■ To be done: Give a verbatim copy of the lines below, minus the pictures.

■ Records for the task:
>> start
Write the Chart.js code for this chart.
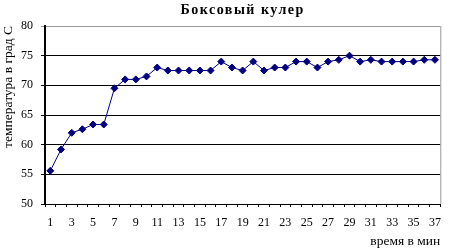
<!DOCTYPE html>
<html><head><meta charset="utf-8">
<script src="https://cdn.jsdelivr.net/npm/chart.js@4/dist/chart.umd.min.js"></script>
<style>html,body{margin:0;padding:0;background:#fff}#c{display:block}</style>
</head><body>
<canvas id="c" width="450" height="250"></canvas>
<script>
const titleText = "Боксовый кулер";
const xTitle = "время в мин";
const yTitle = "температура в град С";
const minutes = [];
for (let i = 1; i <= 37; i++) minutes.push(String(i));
const temps = [55.6, 59.2, 62.0, 62.6, 63.4, 63.4, 69.5, 71.0, 71.0, 71.5,
               73.0, 72.5, 72.5, 72.5, 72.5, 72.5, 74.0, 73.0, 72.5, 74.0,
               72.5, 73.0, 73.0, 74.0, 74.0, 73.0, 74.0, 74.3, 75.0, 74.0,
               74.3, 74.0, 74.0, 74.0, 74.0, 74.3, 74.3];
const yMin = 50, yMax = 80, yStep = 5;

const frame = {
  id: 'frame',
  afterDraw(chart) {
    const {ctx, chartArea: a} = chart;
    ctx.save();
    ctx.strokeStyle = '#9a9a9a';
    ctx.lineWidth = 1;
    ctx.beginPath();
    ctx.moveTo(a.right + 0.5, a.top);
    ctx.lineTo(a.right + 0.5, a.bottom);
    ctx.stroke();
    ctx.fillStyle = '#000';
    ctx.font = 'bold 14px "Liberation Serif"';
    try { ctx.letterSpacing = '1.5px'; } catch (e) {}
    ctx.textAlign = 'center';
    ctx.textBaseline = 'alphabetic';
    ctx.fillText(titleText, (a.left + a.right) / 2, 14);
    ctx.restore();
  }
};

new Chart(document.getElementById('c'), {
  type: 'line',
  data: {
    labels: minutes,
    datasets: [{
      data: temps,
      borderColor: '#000080',
      backgroundColor: '#000080',
      borderWidth: 1,
      pointStyle: 'rectRot',
      pointRadius: 3.5,
      pointHoverRadius: 3.5,
      tension: 0
    }]
  },
  plugins: [frame],
  options: {
    responsive: false,
    animation: false,
    events: [],
    layout: {padding: {left: 0, right: 4, top: 26, bottom: 0}},
    plugins: {legend: {display: false}, tooltip: {enabled: false}, title: {display: false}},
    scales: {
      x: {
        offset: true,
        grid: {offset: true, drawOnChartArea: false, drawTicks: true, tickLength: 3, color: '#000', lineWidth: 1},
        border: {display: true, color: '#000', width: 1},
        ticks: {
          autoSkip: false, maxRotation: 0, padding: 9,
          color: '#000', font: {family: 'Liberation Serif', size: 12},
          callback: function(v, i) { return i % 2 === 0 ? this.getLabelForValue(v) : ''; }
        },
        title: {display: true, text: xTitle, align: 'end', color: '#000',
                font: {family: 'Liberation Serif', size: 13.5}, padding: {top: 0, bottom: 0}},
        afterFit(s) { s.height = 46; }
      },
      y: {
        min: yMin, max: yMax,
        grid: {
          drawTicks: true, tickLength: 4, lineWidth: 1,
          color: (c) => (c.tick && c.tick.value === yMax) ? '#9a9a9a' : '#000'
        },
        border: {display: true, color: '#000', width: 2},
        ticks: {stepSize: yStep, color: '#000', padding: 8, font: {family: 'Liberation Serif', size: 12}},
        title: {display: true, text: yTitle, align: 'end', color: '#000',
                font: {family: 'Liberation Serif', size: 13.5}, padding: {top: 0, bottom: 0}},
        afterFit(s) { s.width = 45; }
      }
    }
  }
});
</script>
</body></html>
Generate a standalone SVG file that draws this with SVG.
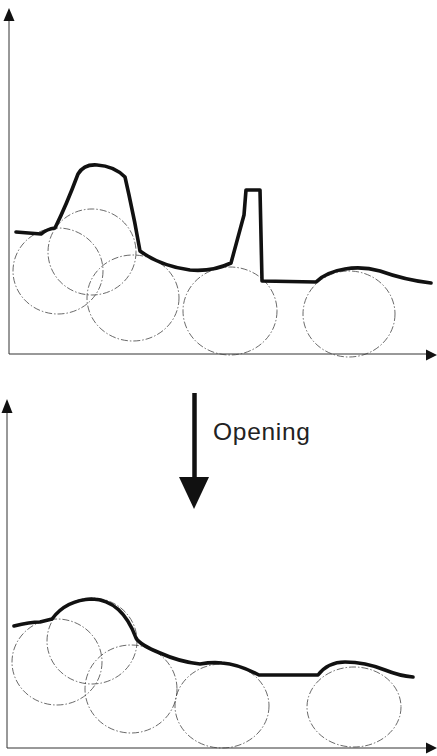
<svg xmlns="http://www.w3.org/2000/svg" width="437" height="756" viewBox="0 0 437 756">
<style>
.axis{stroke:#333;stroke-width:1;fill:none}
.head{fill:#111}
.grain{fill:none;stroke:#444;stroke-width:0.8;stroke-dasharray:7 2 1.5 2}
.profile{fill:none;stroke:#111;stroke-width:3.6;stroke-linejoin:round;stroke-linecap:round}
.label{font-family:"Liberation Sans",Arial,sans-serif;font-size:24.5px;fill:#222}
</style>
<rect width="437" height="756" fill="#fff"/>
<g id="top-panel">
  <g id="top-axes">
    <line class="axis" x1="9" y1="18" x2="9" y2="354"/>
    <line class="axis" x1="9" y1="354" x2="428" y2="354"/>
    <polygon class="head" points="9,8 14.5,21 3.5,21"/>
    <polygon class="head" points="437,355 426,349.5 426,360.5"/>
  </g>
  <g id="top-grains">
    <ellipse class="grain" cx="58" cy="271" rx="45" ry="43"/>
    <ellipse class="grain" cx="92" cy="252" rx="44" ry="43"/>
    <ellipse class="grain" cx="133" cy="298" rx="46" ry="43"/>
    <ellipse class="grain" cx="230" cy="311" rx="47" ry="44"/>
    <ellipse class="grain" cx="349" cy="314" rx="46" ry="43"/>
  </g>
  <path id="top-profile" class="profile" d="M16,232 L41,234 Q47,229 55,228 Q66,206 78,174 Q84,164 97,165 Q114,166 125,177 L129,195 Q135,222 140,251 Q160,266 190,270 Q212,272 231,263 L244,215 L246,190 L260,190 L262,281 L316,282 Q326,272 345,269 Q362,266 380,271 Q405,280 431,283"/>
</g>
<g id="opening-arrow">
  <line x1="194.5" y1="393" x2="194.5" y2="480" stroke="#111" stroke-width="4.5"/>
  <polygon class="head" points="179,477 209,477 194,509"/>
  <text class="label" x="213" y="440" textLength="97" lengthAdjust="spacing">Opening</text>
</g>
<g id="bottom-panel">
  <g id="bottom-axes">
    <line class="axis" x1="7" y1="410" x2="7" y2="748"/>
    <line class="axis" x1="7" y1="748" x2="428" y2="748"/>
    <polygon class="head" points="7,399 12.5,413 1.5,413"/>
    <polygon class="head" points="437,748 426,742.5 426,753.5"/>
  </g>
  <g id="bottom-grains">
    <ellipse class="grain" cx="57" cy="662" rx="45" ry="43"/>
    <ellipse class="grain" cx="92" cy="641" rx="45" ry="43"/>
    <ellipse class="grain" cx="131" cy="689" rx="46" ry="44"/>
    <ellipse class="grain" cx="222" cy="706" rx="47" ry="42"/>
    <ellipse class="grain" cx="354" cy="707" rx="47" ry="40"/>
  </g>
  <path id="bottom-profile" class="profile" d="M14,626 Q30,622 40,622 L52,619 Q66,600 92,599 Q122,600 136,638 Q140,645 160,653 Q180,662 200,664 Q212,662 222,663 Q238,664 259,675 L318,675 Q328,662 345,662 Q365,662 385,670 Q400,676 413,677"/>
</g>
</svg>
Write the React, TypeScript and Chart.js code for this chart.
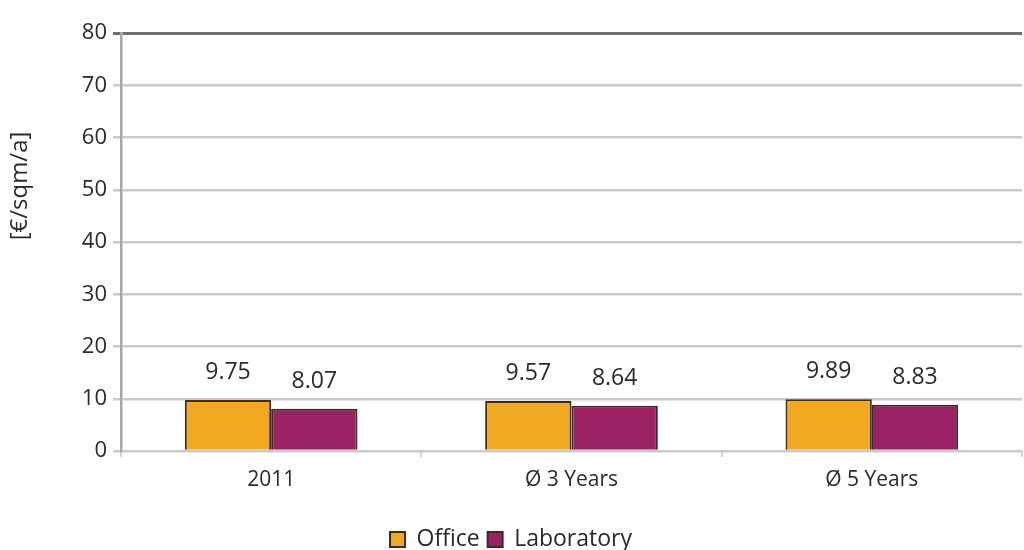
>> end
■ Answer to the exercise:
Write the Chart.js code for this chart.
<!DOCTYPE html>
<html><head><meta charset="utf-8">
<script src="https://cdn.jsdelivr.net/npm/chart.js@4/dist/chart.umd.min.js"></script>
<style>html,body{margin:0;padding:0;background:#fff}#c{display:block}</style>
</head><body>
<canvas id="c" width="450" height="250"></canvas>
<script>
const titleText = "Боксовый кулер";
const xTitle = "время в мин";
const yTitle = "температура в град С";
const minutes = [];
for (let i = 1; i <= 37; i++) minutes.push(String(i));
const temps = [55.6, 59.2, 62.0, 62.6, 63.4, 63.4, 69.5, 71.0, 71.0, 71.5,
               73.0, 72.5, 72.5, 72.5, 72.5, 72.5, 74.0, 73.0, 72.5, 74.0,
               72.5, 73.0, 73.0, 74.0, 74.0, 73.0, 74.0, 74.3, 75.0, 74.0,
               74.3, 74.0, 74.0, 74.0, 74.0, 74.3, 74.3];
const yMin = 50, yMax = 80, yStep = 5;

const frame = {
  id: 'frame',
  afterDraw(chart) {
    const {ctx, chartArea: a} = chart;
    ctx.save();
    ctx.strokeStyle = '#9a9a9a';
    ctx.lineWidth = 1;
    ctx.beginPath();
    ctx.moveTo(a.right + 0.5, a.top);
    ctx.lineTo(a.right + 0.5, a.bottom);
    ctx.stroke();
    ctx.fillStyle = '#000';
    ctx.font = 'bold 14px "Liberation Serif"';
    try { ctx.letterSpacing = '1.5px'; } catch (e) {}
    ctx.textAlign = 'center';
    ctx.textBaseline = 'alphabetic';
    ctx.fillText(titleText, (a.left + a.right) / 2, 14);
    ctx.restore();
  }
};

new Chart(document.getElementById('c'), {
  type: 'line',
  data: {
    labels: minutes,
    datasets: [{
      data: temps,
      borderColor: '#000080',
      backgroundColor: '#000080',
      borderWidth: 1,
      pointStyle: 'rectRot',
      pointRadius: 3.5,
      pointHoverRadius: 3.5,
      tension: 0
    }]
  },
  plugins: [frame],
  options: {
    responsive: false,
    animation: false,
    events: [],
    layout: {padding: {left: 0, right: 4, top: 26, bottom: 0}},
    plugins: {legend: {display: false}, tooltip: {enabled: false}, title: {display: false}},
    scales: {
      x: {
        offset: true,
        grid: {offset: true, drawOnChartArea: false, drawTicks: true, tickLength: 3, color: '#000', lineWidth: 1},
        border: {display: true, color: '#000', width: 1},
        ticks: {
          autoSkip: false, maxRotation: 0, padding: 9,
          color: '#000', font: {family: 'Liberation Serif', size: 12},
          callback: function(v, i) { return i % 2 === 0 ? this.getLabelForValue(v) : ''; }
        },
        title: {display: true, text: xTitle, align: 'end', color: '#000',
                font: {family: 'Liberation Serif', size: 13.5}, padding: {top: 0, bottom: 0}},
        afterFit(s) { s.height = 46; }
      },
      y: {
        min: yMin, max: yMax,
        grid: {
          drawTicks: true, tickLength: 4, lineWidth: 1,
          color: (c) => (c.tick && c.tick.value === yMax) ? '#9a9a9a' : '#000'
        },
        border: {display: true, color: '#000', width: 2},
        ticks: {stepSize: yStep, color: '#000', padding: 8, font: {family: 'Liberation Serif', size: 12}},
        title: {display: true, text: yTitle, align: 'end', color: '#000',
                font: {family: 'Liberation Serif', size: 13.5}, padding: {top: 0, bottom: 0}},
        afterFit(s) { s.width = 45; }
      }
    }
  }
});
</script>
</body></html>
Generate a standalone SVG file that draws this with SVG.
<svg xmlns="http://www.w3.org/2000/svg" width="437" height="756" viewBox="0 0 437 756">
<style>
.axis{stroke:#333;stroke-width:1;fill:none}
.head{fill:#111}
.grain{fill:none;stroke:#444;stroke-width:0.8;stroke-dasharray:7 2 1.5 2}
.profile{fill:none;stroke:#111;stroke-width:3.6;stroke-linejoin:round;stroke-linecap:round}
.label{font-family:"Liberation Sans",Arial,sans-serif;font-size:24.5px;fill:#222}
</style>
<rect width="437" height="756" fill="#fff"/>
<g id="top-panel">
  <g id="top-axes">
    <line class="axis" x1="9" y1="18" x2="9" y2="354"/>
    <line class="axis" x1="9" y1="354" x2="428" y2="354"/>
    <polygon class="head" points="9,8 14.5,21 3.5,21"/>
    <polygon class="head" points="437,355 426,349.5 426,360.5"/>
  </g>
  <g id="top-grains">
    <ellipse class="grain" cx="58" cy="271" rx="45" ry="43"/>
    <ellipse class="grain" cx="92" cy="252" rx="44" ry="43"/>
    <ellipse class="grain" cx="133" cy="298" rx="46" ry="43"/>
    <ellipse class="grain" cx="230" cy="311" rx="47" ry="44"/>
    <ellipse class="grain" cx="349" cy="314" rx="46" ry="43"/>
  </g>
  <path id="top-profile" class="profile" d="M16,232 L41,234 Q47,229 55,228 Q66,206 78,174 Q84,164 97,165 Q114,166 125,177 L129,195 Q135,222 140,251 Q160,266 190,270 Q212,272 231,263 L244,215 L246,190 L260,190 L262,281 L316,282 Q326,272 345,269 Q362,266 380,271 Q405,280 431,283"/>
</g>
<g id="opening-arrow">
  <line x1="194.5" y1="393" x2="194.5" y2="480" stroke="#111" stroke-width="4.5"/>
  <polygon class="head" points="179,477 209,477 194,509"/>
  <text class="label" x="213" y="440" textLength="97" lengthAdjust="spacing">Opening</text>
</g>
<g id="bottom-panel">
  <g id="bottom-axes">
    <line class="axis" x1="7" y1="410" x2="7" y2="748"/>
    <line class="axis" x1="7" y1="748" x2="428" y2="748"/>
    <polygon class="head" points="7,399 12.5,413 1.5,413"/>
    <polygon class="head" points="437,748 426,742.5 426,753.5"/>
  </g>
  <g id="bottom-grains">
    <ellipse class="grain" cx="57" cy="662" rx="45" ry="43"/>
    <ellipse class="grain" cx="92" cy="641" rx="45" ry="43"/>
    <ellipse class="grain" cx="131" cy="689" rx="46" ry="44"/>
    <ellipse class="grain" cx="222" cy="706" rx="47" ry="42"/>
    <ellipse class="grain" cx="354" cy="707" rx="47" ry="40"/>
  </g>
  <path id="bottom-profile" class="profile" d="M14,626 Q30,622 40,622 L52,619 Q66,600 92,599 Q122,600 136,638 Q140,645 160,653 Q180,662 200,664 Q212,662 222,663 Q238,664 259,675 L318,675 Q328,662 345,662 Q365,662 385,670 Q400,676 413,677"/>
</g>
</svg>
Write the React, TypeScript and Chart.js code for this chart.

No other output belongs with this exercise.